> _Stated problem_
Gather from the material every line that contains the string "React".

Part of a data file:
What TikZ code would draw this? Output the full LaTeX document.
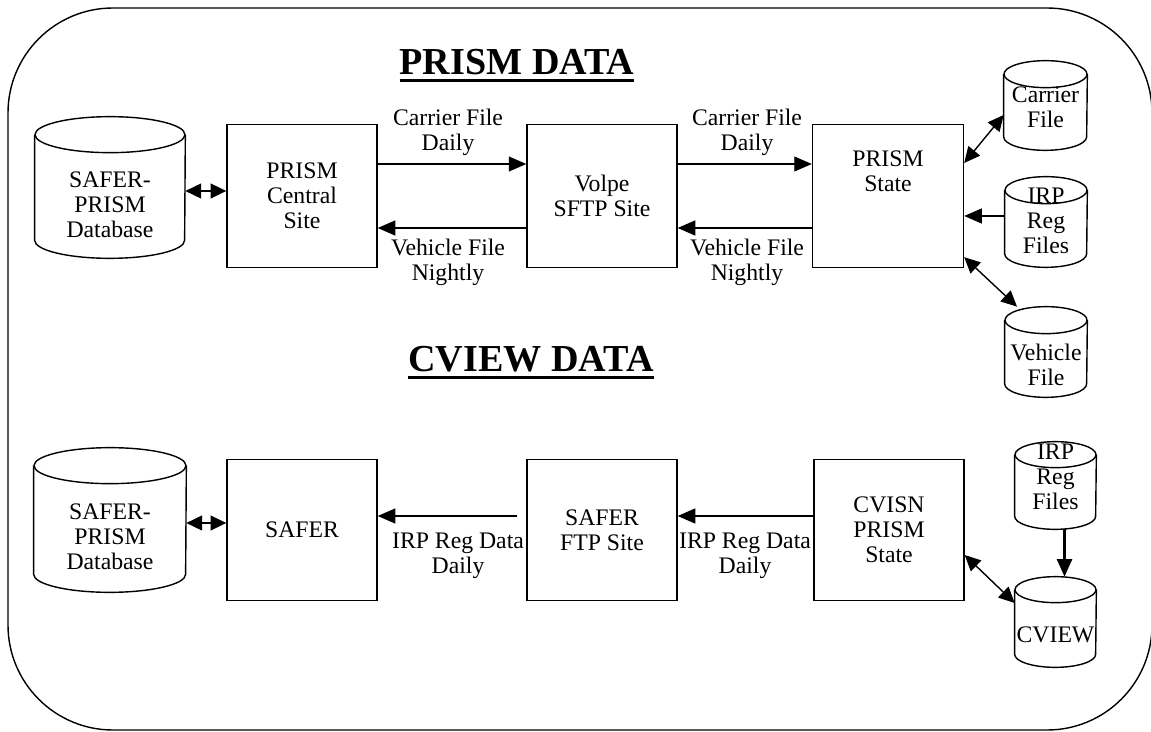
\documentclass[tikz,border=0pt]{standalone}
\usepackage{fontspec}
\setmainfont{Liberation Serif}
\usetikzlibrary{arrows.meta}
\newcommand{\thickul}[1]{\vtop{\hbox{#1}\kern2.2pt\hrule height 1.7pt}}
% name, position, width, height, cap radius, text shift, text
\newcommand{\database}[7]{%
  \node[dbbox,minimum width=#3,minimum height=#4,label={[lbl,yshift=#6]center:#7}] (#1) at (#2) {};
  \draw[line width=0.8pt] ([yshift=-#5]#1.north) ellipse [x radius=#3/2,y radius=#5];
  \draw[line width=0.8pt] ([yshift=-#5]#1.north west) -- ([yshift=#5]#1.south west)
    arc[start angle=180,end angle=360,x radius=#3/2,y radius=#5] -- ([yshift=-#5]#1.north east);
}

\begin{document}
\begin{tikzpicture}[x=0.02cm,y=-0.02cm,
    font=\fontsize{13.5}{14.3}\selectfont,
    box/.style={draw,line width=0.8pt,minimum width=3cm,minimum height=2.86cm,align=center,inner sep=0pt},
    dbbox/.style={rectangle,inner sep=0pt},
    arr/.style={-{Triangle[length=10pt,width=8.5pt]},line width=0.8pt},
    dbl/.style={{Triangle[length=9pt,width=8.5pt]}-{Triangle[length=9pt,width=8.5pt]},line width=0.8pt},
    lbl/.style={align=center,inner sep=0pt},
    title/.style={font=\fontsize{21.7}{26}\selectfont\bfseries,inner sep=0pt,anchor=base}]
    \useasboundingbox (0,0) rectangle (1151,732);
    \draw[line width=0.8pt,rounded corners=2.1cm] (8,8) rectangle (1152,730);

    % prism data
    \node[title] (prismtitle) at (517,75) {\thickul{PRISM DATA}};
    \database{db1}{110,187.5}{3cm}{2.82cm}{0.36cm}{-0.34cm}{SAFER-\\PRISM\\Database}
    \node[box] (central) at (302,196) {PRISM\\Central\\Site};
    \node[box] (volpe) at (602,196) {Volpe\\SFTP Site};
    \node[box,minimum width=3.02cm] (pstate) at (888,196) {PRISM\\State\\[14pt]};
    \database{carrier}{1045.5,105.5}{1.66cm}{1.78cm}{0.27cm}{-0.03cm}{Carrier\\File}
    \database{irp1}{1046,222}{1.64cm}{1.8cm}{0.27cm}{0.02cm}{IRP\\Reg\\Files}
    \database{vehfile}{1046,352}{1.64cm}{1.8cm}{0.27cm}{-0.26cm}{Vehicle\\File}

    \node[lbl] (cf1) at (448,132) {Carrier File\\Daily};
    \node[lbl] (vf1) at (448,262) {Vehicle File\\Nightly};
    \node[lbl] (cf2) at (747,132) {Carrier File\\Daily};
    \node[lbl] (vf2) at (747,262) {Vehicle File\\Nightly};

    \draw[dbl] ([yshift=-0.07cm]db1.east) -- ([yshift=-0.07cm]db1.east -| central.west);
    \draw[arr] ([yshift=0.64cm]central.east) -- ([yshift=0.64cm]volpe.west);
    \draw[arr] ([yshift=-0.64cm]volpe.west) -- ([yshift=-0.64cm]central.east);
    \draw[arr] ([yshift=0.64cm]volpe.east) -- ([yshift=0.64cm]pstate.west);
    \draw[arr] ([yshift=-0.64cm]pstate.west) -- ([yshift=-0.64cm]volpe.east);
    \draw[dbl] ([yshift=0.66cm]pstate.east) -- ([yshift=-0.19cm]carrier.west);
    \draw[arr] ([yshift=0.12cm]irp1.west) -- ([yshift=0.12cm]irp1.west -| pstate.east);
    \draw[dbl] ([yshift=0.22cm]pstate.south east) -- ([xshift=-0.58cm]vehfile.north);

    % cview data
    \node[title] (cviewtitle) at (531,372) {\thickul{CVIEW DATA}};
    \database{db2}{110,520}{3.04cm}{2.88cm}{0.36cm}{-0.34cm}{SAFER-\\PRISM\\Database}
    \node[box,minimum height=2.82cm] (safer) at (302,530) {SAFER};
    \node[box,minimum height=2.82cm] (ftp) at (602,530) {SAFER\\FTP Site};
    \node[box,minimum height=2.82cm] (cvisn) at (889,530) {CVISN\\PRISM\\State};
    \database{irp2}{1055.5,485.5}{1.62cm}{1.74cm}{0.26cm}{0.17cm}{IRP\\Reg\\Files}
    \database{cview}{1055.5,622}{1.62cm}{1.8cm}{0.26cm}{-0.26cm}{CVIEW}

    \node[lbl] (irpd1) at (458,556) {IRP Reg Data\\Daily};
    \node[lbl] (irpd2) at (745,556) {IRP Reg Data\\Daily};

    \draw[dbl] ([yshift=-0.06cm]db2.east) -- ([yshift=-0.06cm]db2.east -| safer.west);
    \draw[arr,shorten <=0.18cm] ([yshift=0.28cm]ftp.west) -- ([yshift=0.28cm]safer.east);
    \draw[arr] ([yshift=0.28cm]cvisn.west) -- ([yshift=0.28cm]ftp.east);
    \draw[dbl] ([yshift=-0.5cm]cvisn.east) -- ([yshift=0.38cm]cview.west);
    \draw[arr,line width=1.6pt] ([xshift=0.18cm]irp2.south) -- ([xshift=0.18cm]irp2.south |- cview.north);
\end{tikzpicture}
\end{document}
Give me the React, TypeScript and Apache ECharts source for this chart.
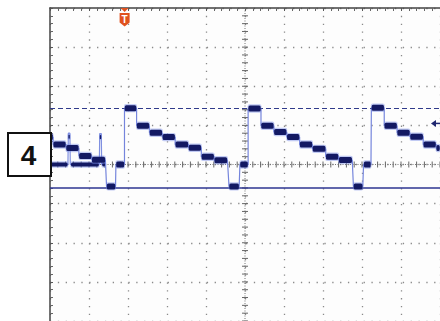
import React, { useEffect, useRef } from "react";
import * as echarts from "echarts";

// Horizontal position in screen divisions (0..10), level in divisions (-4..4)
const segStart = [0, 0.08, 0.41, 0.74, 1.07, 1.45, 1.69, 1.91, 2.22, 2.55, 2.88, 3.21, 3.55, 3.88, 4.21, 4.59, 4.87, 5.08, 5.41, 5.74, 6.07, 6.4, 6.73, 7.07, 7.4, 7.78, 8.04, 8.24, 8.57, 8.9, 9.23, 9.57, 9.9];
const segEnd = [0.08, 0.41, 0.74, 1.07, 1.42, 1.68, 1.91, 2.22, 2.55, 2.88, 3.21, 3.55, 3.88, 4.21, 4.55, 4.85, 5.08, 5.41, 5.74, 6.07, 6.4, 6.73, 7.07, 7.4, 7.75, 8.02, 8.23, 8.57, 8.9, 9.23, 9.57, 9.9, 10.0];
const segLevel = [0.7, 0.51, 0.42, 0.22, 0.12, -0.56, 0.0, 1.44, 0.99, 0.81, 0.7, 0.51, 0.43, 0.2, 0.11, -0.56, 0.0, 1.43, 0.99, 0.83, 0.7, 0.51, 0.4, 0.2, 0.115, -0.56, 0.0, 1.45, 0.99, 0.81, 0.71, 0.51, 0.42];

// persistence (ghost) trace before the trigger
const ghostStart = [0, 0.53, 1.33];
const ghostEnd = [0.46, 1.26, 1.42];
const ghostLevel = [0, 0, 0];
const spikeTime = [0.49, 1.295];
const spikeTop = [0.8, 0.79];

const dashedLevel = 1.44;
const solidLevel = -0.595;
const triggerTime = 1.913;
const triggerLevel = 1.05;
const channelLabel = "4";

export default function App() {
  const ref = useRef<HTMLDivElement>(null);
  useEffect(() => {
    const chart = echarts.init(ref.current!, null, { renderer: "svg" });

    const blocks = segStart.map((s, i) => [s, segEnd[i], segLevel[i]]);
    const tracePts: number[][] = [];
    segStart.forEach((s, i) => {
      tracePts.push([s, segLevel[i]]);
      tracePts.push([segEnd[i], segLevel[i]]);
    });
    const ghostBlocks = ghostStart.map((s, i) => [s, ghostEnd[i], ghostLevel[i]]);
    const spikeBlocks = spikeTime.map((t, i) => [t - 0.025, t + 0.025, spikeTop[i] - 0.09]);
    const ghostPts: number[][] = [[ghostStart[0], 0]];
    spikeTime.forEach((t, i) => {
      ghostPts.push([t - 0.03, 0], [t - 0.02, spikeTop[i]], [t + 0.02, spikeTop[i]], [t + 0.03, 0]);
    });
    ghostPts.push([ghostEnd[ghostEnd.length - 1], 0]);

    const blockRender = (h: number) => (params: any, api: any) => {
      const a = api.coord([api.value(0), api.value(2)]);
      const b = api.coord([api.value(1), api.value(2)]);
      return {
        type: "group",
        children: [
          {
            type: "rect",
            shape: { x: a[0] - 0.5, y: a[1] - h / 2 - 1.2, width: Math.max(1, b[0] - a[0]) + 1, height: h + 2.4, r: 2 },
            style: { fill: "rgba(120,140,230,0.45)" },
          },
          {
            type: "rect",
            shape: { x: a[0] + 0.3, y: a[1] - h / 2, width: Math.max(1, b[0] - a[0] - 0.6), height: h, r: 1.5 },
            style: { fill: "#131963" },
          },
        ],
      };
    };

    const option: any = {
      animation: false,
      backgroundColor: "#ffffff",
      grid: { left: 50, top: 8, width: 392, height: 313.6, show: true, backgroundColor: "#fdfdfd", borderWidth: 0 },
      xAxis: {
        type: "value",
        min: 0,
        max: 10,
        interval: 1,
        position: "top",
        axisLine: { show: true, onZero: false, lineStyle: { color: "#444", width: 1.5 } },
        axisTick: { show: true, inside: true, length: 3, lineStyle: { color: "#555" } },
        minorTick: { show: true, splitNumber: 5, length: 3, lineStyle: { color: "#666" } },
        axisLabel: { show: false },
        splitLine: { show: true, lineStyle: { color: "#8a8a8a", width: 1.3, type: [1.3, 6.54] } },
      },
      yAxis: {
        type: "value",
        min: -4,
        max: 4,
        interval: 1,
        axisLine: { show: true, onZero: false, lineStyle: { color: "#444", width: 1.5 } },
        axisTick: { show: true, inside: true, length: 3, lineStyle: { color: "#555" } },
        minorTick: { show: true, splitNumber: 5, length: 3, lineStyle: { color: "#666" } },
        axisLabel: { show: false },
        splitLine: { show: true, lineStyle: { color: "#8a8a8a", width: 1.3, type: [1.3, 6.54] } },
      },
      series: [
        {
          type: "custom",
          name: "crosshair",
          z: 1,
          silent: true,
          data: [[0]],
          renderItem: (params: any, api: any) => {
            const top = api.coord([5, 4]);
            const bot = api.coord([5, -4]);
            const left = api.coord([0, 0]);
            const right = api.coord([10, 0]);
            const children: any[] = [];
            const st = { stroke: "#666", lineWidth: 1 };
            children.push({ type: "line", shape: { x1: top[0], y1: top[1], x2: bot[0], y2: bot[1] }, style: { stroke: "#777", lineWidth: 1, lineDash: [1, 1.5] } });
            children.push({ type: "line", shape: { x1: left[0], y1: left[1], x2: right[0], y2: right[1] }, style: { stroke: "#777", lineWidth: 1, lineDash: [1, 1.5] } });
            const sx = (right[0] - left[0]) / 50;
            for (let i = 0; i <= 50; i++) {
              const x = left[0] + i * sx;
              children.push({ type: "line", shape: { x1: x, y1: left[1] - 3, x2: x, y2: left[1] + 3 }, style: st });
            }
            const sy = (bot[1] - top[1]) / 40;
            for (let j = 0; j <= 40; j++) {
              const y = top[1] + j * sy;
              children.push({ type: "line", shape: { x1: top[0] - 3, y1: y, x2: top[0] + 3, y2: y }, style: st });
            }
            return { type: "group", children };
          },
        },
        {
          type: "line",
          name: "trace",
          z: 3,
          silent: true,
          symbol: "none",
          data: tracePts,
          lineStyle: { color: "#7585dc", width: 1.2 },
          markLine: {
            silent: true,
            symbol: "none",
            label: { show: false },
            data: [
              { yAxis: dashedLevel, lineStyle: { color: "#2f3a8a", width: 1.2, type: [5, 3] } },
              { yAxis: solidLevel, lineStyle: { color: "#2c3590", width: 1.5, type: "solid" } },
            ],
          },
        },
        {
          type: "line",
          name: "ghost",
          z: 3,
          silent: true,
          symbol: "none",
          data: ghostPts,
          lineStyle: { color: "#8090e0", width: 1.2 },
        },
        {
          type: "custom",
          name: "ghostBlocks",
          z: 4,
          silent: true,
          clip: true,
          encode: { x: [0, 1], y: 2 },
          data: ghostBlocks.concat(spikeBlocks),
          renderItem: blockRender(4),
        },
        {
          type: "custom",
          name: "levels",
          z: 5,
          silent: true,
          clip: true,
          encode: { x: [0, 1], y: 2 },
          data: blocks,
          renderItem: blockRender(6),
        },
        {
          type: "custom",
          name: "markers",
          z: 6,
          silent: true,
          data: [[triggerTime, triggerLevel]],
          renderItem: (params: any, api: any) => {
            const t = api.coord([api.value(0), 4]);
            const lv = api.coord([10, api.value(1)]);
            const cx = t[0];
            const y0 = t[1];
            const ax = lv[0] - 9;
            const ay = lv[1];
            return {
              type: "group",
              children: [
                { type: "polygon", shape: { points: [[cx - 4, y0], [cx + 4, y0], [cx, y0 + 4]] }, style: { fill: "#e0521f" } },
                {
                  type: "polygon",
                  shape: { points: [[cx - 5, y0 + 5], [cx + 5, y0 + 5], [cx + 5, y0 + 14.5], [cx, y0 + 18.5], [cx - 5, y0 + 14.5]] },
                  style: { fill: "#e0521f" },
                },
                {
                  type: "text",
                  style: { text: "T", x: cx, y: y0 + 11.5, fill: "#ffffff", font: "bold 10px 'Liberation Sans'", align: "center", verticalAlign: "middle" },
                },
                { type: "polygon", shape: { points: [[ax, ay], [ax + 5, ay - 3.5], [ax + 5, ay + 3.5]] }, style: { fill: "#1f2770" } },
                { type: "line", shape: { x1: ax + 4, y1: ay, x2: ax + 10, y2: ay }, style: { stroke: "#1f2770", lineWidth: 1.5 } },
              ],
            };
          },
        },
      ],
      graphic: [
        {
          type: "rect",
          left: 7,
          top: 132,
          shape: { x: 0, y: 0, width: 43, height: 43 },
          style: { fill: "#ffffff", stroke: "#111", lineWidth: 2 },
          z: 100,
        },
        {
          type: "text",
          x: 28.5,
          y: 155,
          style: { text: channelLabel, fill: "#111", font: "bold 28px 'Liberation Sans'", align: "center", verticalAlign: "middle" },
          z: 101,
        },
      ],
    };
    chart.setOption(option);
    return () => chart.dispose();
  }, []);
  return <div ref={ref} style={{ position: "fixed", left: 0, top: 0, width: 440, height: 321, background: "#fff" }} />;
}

> _Reply_
Give me the React, TypeScript and Apache ECharts source for this chart.
import React, { useEffect, useRef } from "react";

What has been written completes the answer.